This exhibition is dedicated to precious metal finds, focussing mostly on gold. Among other items, it includes the largest collection of gold Macedonian wreaths.

During antiquity, Macedonia was famous for its metal sources, whose abundance was the reason for the creation of artistic masterpieces since a very early period as well as for its financial strength. River gold was widely used, such as from the river Echedorus (modern-day Gallikos), along with ores on mountains such as Pangaion or Dysoron.

In historic times, metallurgy flourished twice. Once in the late archaic and early classical times (late 6th and first half of 5th c. BC) and later on during the late classical and early hellenistic times (early 4th to early 2nd c. BC). The artistic and technological quality of the artefacts is remarkable, employing techniques such as filigree and granulation in their manufacture.
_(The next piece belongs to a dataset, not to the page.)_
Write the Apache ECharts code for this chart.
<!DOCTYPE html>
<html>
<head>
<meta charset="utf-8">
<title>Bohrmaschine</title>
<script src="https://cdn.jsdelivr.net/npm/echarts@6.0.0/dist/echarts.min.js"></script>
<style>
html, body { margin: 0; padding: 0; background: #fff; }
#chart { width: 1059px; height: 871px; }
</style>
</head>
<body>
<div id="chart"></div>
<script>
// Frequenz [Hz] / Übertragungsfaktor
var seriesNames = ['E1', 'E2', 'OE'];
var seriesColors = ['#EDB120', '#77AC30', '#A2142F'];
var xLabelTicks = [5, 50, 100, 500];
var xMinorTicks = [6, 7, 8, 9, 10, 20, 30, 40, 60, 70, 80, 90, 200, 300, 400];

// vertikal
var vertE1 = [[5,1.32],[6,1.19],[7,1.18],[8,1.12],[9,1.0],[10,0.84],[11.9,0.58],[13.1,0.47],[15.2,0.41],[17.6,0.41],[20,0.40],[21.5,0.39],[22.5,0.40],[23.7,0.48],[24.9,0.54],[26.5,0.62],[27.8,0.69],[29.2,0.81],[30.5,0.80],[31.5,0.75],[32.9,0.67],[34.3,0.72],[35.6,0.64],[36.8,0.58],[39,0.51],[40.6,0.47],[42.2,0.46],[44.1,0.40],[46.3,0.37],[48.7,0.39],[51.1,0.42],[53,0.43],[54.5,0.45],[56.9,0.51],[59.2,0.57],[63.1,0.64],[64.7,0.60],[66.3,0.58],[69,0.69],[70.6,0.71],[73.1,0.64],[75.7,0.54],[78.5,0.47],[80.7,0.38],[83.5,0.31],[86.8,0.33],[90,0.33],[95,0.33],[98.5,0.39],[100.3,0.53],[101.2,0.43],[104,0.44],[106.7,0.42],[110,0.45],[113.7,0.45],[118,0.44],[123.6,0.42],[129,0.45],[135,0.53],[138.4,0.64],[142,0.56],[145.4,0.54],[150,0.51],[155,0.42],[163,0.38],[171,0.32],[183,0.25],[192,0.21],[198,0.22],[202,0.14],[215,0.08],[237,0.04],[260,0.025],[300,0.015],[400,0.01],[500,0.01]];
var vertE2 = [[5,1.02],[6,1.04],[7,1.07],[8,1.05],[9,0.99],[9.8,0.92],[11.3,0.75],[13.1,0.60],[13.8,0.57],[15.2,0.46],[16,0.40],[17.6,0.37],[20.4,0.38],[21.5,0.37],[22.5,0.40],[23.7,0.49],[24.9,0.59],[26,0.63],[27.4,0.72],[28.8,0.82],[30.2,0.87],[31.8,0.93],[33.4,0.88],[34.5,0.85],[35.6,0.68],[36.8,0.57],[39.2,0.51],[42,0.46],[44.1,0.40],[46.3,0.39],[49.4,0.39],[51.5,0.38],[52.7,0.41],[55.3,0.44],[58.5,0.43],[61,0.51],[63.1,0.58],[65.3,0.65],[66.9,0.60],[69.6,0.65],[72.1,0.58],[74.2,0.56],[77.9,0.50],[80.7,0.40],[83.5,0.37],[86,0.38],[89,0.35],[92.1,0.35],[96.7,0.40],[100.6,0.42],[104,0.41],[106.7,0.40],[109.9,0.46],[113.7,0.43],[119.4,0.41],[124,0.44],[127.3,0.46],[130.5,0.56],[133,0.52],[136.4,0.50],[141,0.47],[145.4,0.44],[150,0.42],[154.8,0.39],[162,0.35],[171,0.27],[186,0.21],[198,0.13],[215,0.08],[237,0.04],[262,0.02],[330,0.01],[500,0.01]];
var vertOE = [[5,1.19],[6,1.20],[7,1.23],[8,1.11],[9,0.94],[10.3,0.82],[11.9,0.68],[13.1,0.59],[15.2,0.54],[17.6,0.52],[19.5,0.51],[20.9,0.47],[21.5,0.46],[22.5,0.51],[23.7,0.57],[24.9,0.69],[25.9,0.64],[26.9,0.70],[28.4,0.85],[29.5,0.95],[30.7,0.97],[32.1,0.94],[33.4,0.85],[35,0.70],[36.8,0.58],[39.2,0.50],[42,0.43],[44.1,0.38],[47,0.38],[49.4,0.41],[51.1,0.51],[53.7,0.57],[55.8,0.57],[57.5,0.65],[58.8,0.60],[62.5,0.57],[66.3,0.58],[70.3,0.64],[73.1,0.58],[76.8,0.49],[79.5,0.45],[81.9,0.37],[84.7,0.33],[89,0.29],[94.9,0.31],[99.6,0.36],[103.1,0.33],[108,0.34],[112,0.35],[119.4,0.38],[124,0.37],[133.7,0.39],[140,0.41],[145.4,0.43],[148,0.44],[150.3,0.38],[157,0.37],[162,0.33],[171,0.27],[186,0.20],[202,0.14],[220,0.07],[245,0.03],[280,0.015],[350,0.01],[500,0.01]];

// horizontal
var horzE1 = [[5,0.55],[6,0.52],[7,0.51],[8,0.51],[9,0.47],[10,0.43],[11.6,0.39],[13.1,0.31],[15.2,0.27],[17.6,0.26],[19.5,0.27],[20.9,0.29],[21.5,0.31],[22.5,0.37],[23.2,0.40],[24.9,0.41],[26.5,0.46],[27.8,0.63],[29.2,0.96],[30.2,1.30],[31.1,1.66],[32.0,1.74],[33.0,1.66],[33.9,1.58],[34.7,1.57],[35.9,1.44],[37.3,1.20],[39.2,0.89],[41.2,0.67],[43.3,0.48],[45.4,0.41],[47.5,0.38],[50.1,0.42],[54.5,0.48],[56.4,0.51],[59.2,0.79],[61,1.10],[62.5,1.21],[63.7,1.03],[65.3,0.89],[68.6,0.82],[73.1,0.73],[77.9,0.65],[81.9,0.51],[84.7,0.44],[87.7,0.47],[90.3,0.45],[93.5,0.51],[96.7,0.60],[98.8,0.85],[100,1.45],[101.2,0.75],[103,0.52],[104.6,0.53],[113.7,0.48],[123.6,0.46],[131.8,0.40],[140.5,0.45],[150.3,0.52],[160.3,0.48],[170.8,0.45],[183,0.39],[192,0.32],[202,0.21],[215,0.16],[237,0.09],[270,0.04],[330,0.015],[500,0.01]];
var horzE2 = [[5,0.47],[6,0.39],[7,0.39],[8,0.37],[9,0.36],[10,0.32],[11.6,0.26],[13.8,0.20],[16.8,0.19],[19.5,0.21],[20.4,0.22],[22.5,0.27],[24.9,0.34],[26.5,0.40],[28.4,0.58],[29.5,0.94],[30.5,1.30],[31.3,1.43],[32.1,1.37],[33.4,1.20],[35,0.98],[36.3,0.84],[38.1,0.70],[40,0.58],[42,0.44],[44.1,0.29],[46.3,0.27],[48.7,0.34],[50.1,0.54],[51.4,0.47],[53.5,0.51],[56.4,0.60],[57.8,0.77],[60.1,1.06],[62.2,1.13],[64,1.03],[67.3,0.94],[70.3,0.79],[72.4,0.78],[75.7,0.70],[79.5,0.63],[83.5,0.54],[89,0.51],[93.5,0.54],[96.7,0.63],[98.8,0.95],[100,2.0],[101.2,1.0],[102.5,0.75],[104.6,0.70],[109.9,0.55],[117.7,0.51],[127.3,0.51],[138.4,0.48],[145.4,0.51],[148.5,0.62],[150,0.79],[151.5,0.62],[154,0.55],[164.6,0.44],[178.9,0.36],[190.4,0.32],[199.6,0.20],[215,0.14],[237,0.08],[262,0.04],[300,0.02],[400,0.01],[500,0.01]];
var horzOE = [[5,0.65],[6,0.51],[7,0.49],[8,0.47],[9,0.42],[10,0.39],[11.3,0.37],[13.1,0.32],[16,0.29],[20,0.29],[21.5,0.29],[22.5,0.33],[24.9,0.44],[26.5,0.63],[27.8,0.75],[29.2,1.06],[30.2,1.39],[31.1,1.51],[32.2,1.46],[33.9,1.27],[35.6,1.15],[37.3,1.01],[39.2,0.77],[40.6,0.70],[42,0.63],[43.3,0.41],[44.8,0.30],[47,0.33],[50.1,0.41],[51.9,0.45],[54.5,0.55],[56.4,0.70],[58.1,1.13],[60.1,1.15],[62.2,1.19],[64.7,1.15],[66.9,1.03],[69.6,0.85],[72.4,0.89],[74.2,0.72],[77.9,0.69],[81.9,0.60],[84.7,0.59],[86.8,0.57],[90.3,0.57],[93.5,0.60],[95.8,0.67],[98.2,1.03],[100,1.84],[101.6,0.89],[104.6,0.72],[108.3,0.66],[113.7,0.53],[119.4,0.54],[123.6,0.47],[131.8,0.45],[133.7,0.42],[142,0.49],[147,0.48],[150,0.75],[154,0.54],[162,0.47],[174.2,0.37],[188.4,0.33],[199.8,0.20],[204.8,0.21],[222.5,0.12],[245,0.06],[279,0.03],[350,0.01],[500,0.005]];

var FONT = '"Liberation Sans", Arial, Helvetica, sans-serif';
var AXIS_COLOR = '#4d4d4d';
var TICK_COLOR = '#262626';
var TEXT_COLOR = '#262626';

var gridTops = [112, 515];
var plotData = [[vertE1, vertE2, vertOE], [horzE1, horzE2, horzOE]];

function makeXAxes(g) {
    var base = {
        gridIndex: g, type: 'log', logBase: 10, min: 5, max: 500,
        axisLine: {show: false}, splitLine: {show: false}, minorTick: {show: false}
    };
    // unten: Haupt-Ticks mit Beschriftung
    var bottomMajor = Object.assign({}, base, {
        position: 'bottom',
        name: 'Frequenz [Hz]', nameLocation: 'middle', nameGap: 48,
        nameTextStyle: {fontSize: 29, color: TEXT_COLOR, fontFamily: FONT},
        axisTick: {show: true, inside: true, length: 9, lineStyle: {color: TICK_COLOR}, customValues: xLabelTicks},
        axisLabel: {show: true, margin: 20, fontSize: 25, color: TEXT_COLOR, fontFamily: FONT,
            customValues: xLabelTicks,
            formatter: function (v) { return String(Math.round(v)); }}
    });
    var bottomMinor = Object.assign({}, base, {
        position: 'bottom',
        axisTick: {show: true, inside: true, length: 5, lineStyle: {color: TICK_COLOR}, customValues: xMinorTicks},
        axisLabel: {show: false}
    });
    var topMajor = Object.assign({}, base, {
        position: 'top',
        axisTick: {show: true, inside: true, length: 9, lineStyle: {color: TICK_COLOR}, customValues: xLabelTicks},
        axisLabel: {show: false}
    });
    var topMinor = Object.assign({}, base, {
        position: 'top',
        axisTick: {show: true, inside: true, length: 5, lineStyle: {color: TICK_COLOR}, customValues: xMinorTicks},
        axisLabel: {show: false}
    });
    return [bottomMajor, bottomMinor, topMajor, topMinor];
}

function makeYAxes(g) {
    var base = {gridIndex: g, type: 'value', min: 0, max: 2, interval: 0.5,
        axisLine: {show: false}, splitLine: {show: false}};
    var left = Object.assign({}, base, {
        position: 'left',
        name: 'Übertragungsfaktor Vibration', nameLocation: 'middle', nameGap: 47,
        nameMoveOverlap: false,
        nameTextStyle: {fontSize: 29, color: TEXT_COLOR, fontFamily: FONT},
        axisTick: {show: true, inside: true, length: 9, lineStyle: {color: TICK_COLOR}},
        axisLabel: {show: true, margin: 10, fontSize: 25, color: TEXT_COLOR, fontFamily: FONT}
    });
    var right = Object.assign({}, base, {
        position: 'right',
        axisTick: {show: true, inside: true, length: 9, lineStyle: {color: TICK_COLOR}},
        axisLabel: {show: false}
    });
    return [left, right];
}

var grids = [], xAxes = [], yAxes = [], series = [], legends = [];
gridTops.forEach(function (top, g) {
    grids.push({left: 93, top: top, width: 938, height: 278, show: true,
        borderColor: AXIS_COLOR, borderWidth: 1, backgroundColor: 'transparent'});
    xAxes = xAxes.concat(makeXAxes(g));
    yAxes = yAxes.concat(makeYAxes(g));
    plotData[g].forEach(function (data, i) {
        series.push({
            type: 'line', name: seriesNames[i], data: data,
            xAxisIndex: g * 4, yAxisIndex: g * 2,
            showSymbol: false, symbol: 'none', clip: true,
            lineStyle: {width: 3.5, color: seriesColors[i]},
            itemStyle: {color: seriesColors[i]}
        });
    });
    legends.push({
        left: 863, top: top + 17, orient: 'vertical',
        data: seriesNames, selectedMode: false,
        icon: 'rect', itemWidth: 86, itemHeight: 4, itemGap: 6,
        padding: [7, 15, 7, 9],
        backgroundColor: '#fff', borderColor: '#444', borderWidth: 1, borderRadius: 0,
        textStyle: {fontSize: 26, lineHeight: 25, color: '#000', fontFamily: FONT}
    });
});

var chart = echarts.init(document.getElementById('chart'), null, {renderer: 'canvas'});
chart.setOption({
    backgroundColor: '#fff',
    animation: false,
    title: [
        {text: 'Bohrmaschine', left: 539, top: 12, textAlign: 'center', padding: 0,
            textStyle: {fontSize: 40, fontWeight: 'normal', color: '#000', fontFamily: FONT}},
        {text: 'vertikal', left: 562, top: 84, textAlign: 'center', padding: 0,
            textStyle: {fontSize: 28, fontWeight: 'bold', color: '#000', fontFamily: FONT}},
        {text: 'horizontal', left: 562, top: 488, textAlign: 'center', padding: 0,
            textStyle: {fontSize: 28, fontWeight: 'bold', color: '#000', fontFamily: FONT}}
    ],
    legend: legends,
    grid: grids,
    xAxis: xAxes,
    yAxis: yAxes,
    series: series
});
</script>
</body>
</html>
The permanent exhibition "The Gold of Macedon" is dedicated tο the ancient Macedonian finds of precious metals. On display are burial assemblages that included artefacts made of metals, which accompanied the dead to the afterlife. Among them are weaponry, symposium vessels made of silver or bronze and top-quality jewellery. The exceptional wreaths form the largest collection of its kind in the world.

The famous Derveni krater is also exhibited here, from ancient Lete, depicting the sacred wedding of Dionysus and Ariadne along with an entourage of satyrs and maenads, as well as the Derveni Papyrus, which in 2015 became the first Greek register on the UNESCO Memory of the World list.